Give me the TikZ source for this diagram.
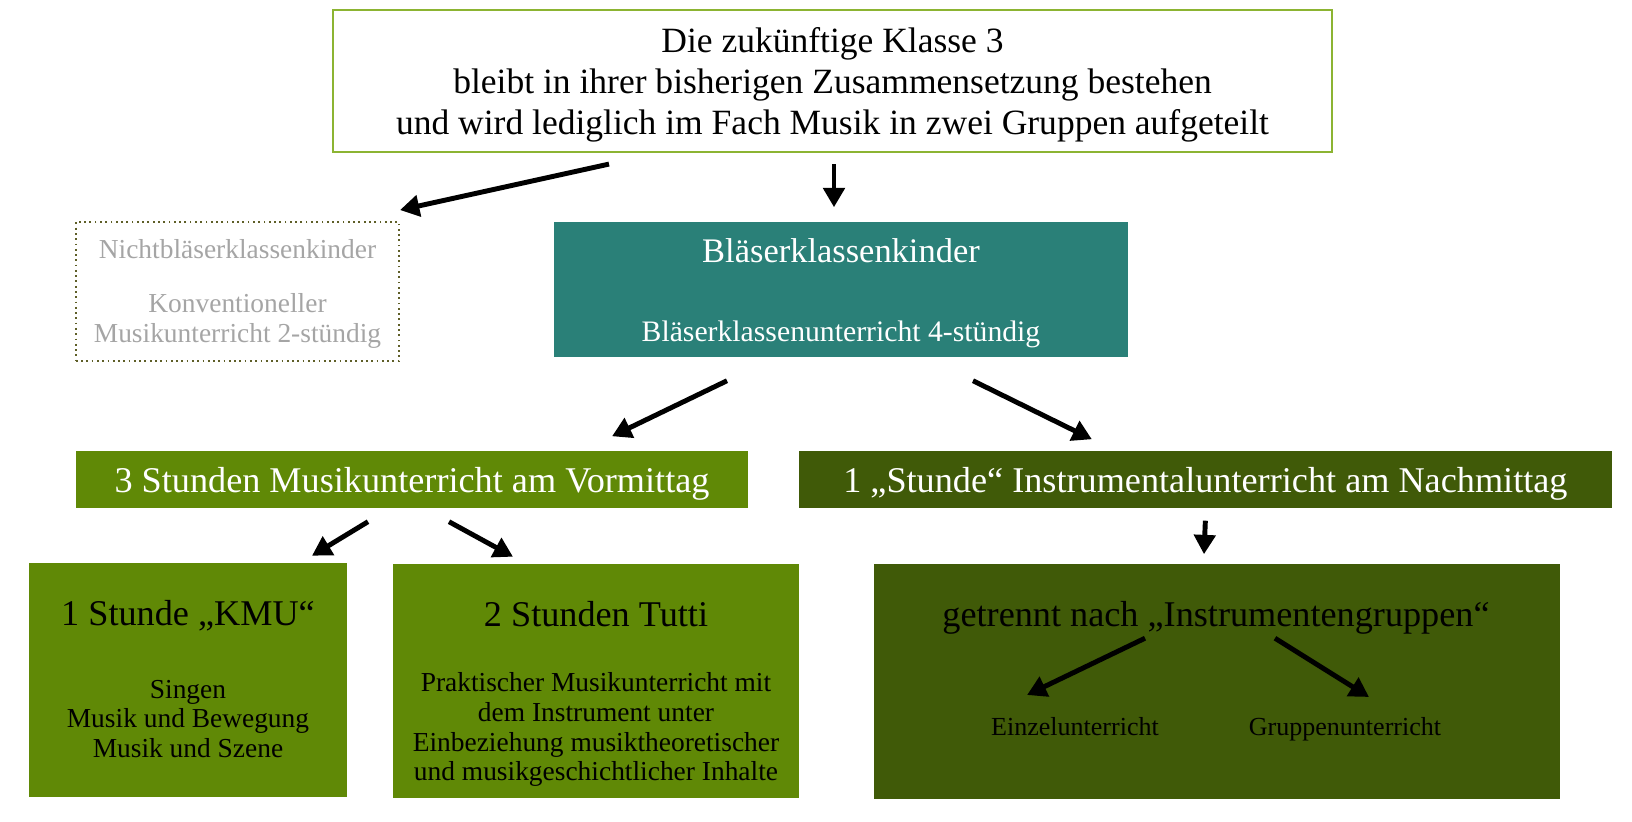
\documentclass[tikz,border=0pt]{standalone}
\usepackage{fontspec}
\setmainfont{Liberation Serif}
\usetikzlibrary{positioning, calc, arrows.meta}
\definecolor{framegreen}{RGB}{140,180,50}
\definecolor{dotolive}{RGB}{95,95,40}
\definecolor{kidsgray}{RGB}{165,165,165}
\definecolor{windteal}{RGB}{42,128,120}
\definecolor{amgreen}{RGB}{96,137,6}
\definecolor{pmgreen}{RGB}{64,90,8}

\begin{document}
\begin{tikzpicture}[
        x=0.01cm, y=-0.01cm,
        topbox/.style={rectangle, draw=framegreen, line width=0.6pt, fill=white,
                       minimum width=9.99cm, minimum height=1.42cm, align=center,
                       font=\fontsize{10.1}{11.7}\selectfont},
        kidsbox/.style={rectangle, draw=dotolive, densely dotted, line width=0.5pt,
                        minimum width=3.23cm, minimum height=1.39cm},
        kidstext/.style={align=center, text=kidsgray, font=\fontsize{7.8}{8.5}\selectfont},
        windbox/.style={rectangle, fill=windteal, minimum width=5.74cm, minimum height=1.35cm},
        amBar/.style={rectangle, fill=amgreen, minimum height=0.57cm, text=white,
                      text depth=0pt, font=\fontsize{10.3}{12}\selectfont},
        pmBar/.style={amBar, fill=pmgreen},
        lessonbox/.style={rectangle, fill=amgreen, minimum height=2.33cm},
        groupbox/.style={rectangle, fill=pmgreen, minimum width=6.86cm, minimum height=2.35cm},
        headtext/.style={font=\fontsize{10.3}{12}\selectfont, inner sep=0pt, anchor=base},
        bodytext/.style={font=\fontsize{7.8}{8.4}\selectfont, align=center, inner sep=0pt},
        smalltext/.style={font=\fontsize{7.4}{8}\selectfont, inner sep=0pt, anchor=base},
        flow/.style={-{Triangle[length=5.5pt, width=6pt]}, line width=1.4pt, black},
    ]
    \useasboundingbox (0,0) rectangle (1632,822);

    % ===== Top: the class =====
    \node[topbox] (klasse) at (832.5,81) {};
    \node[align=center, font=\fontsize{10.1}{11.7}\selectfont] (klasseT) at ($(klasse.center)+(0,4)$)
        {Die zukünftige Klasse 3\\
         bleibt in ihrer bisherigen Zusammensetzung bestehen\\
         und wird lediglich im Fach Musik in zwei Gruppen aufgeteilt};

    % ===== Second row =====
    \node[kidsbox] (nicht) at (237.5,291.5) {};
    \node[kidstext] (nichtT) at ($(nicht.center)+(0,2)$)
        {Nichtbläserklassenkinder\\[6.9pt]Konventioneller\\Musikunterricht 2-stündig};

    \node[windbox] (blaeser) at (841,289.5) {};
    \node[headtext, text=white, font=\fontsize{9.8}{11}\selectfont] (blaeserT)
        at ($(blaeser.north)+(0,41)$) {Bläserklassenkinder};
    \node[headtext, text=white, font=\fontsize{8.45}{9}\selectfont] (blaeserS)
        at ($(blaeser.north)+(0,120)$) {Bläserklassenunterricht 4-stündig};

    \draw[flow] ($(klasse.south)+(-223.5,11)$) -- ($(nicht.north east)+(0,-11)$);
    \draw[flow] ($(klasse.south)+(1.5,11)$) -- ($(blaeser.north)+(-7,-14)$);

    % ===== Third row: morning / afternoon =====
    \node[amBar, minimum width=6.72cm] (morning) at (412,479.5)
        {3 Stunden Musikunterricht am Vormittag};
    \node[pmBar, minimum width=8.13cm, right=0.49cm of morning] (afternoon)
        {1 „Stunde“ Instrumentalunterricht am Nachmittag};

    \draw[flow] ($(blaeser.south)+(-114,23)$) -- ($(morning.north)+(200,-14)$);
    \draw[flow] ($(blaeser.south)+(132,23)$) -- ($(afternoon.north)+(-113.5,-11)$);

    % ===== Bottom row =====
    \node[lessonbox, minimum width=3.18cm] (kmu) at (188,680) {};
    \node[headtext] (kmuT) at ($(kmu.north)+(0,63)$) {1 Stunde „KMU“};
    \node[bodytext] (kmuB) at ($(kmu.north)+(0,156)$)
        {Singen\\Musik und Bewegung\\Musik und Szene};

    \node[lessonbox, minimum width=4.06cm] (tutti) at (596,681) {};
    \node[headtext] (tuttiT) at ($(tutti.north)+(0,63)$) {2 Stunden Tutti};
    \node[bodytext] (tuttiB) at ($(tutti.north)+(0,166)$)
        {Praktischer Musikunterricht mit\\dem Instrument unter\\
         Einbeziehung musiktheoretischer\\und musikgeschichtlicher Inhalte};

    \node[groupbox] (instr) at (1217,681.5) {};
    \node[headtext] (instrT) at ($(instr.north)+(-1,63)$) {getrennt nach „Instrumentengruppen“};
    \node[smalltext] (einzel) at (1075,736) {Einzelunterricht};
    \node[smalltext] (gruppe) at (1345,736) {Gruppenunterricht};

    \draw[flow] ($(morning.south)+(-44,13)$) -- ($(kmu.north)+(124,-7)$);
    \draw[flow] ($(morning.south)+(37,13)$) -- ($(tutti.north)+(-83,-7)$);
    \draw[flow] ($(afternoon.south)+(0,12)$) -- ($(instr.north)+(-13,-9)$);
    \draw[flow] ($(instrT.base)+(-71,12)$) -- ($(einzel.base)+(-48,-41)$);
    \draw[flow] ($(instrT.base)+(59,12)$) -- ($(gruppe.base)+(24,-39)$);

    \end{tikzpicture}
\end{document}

* * * *

• **PROBLEM DETAILS**: Restate the data above word for word. Skip every picture.

• **CORRECT RESULT**:
Give me the TikZ source for this diagram.
\documentclass[tikz,border=0pt]{standalone}
\usepackage{fontspec}
\setmainfont{Liberation Serif}
\usetikzlibrary{positioning, calc, arrows.meta}
\definecolor{framegreen}{RGB}{140,180,50}
\definecolor{dotolive}{RGB}{95,95,40}
\definecolor{kidsgray}{RGB}{165,165,165}
\definecolor{windteal}{RGB}{42,128,120}
\definecolor{amgreen}{RGB}{96,137,6}
\definecolor{pmgreen}{RGB}{64,90,8}

\begin{document}
\begin{tikzpicture}[
        x=0.01cm, y=-0.01cm,
        topbox/.style={rectangle, draw=framegreen, line width=0.6pt, fill=white,
                       minimum width=9.99cm, minimum height=1.42cm, align=center,
                       font=\fontsize{10.1}{11.7}\selectfont},
        kidsbox/.style={rectangle, draw=dotolive, densely dotted, line width=0.5pt,
                        minimum width=3.23cm, minimum height=1.39cm},
        kidstext/.style={align=center, text=kidsgray, font=\fontsize{7.8}{8.5}\selectfont},
        windbox/.style={rectangle, fill=windteal, minimum width=5.74cm, minimum height=1.35cm},
        amBar/.style={rectangle, fill=amgreen, minimum height=0.57cm, text=white,
                      text depth=0pt, font=\fontsize{10.3}{12}\selectfont},
        pmBar/.style={amBar, fill=pmgreen},
        lessonbox/.style={rectangle, fill=amgreen, minimum height=2.33cm},
        groupbox/.style={rectangle, fill=pmgreen, minimum width=6.86cm, minimum height=2.35cm},
        headtext/.style={font=\fontsize{10.3}{12}\selectfont, inner sep=0pt, anchor=base},
        bodytext/.style={font=\fontsize{7.8}{8.4}\selectfont, align=center, inner sep=0pt},
        smalltext/.style={font=\fontsize{7.4}{8}\selectfont, inner sep=0pt, anchor=base},
        flow/.style={-{Triangle[length=5.5pt, width=6pt]}, line width=1.4pt, black},
    ]
    \useasboundingbox (0,0) rectangle (1632,822);

    % ===== Top: the class =====
    \node[topbox] (klasse) at (832.5,81) {};
    \node[align=center, font=\fontsize{10.1}{11.7}\selectfont] (klasseT) at ($(klasse.center)+(0,4)$)
        {Die zukünftige Klasse 3\\
         bleibt in ihrer bisherigen Zusammensetzung bestehen\\
         und wird lediglich im Fach Musik in zwei Gruppen aufgeteilt};

    % ===== Second row =====
    \node[kidsbox] (nicht) at (237.5,291.5) {};
    \node[kidstext] (nichtT) at ($(nicht.center)+(0,2)$)
        {Nichtbläserklassenkinder\\[6.9pt]Konventioneller\\Musikunterricht 2-stündig};

    \node[windbox] (blaeser) at (841,289.5) {};
    \node[headtext, text=white, font=\fontsize{9.8}{11}\selectfont] (blaeserT)
        at ($(blaeser.north)+(0,41)$) {Bläserklassenkinder};
    \node[headtext, text=white, font=\fontsize{8.45}{9}\selectfont] (blaeserS)
        at ($(blaeser.north)+(0,120)$) {Bläserklassenunterricht 4-stündig};

    \draw[flow] ($(klasse.south)+(-223.5,11)$) -- ($(nicht.north east)+(0,-11)$);
    \draw[flow] ($(klasse.south)+(1.5,11)$) -- ($(blaeser.north)+(-7,-14)$);

    % ===== Third row: morning / afternoon =====
    \node[amBar, minimum width=6.72cm] (morning) at (412,479.5)
        {3 Stunden Musikunterricht am Vormittag};
    \node[pmBar, minimum width=8.13cm, right=0.49cm of morning] (afternoon)
        {1 „Stunde“ Instrumentalunterricht am Nachmittag};

    \draw[flow] ($(blaeser.south)+(-114,23)$) -- ($(morning.north)+(200,-14)$);
    \draw[flow] ($(blaeser.south)+(132,23)$) -- ($(afternoon.north)+(-113.5,-11)$);

    % ===== Bottom row =====
    \node[lessonbox, minimum width=3.18cm] (kmu) at (188,680) {};
    \node[headtext] (kmuT) at ($(kmu.north)+(0,63)$) {1 Stunde „KMU“};
    \node[bodytext] (kmuB) at ($(kmu.north)+(0,156)$)
        {Singen\\Musik und Bewegung\\Musik und Szene};

    \node[lessonbox, minimum width=4.06cm] (tutti) at (596,681) {};
    \node[headtext] (tuttiT) at ($(tutti.north)+(0,63)$) {2 Stunden Tutti};
    \node[bodytext] (tuttiB) at ($(tutti.north)+(0,166)$)
        {Praktischer Musikunterricht mit\\dem Instrument unter\\
         Einbeziehung musiktheoretischer\\und musikgeschichtlicher Inhalte};

    \node[groupbox] (instr) at (1217,681.5) {};
    \node[headtext] (instrT) at ($(instr.north)+(-1,63)$) {getrennt nach „Instrumentengruppen“};
    \node[smalltext] (einzel) at (1075,736) {Einzelunterricht};
    \node[smalltext] (gruppe) at (1345,736) {Gruppenunterricht};

    \draw[flow] ($(morning.south)+(-44,13)$) -- ($(kmu.north)+(124,-7)$);
    \draw[flow] ($(morning.south)+(37,13)$) -- ($(tutti.north)+(-83,-7)$);
    \draw[flow] ($(afternoon.south)+(0,12)$) -- ($(instr.north)+(-13,-9)$);
    \draw[flow] ($(instrT.base)+(-71,12)$) -- ($(einzel.base)+(-48,-41)$);
    \draw[flow] ($(instrT.base)+(59,12)$) -- ($(gruppe.base)+(24,-39)$);

    \end{tikzpicture}
\end{document}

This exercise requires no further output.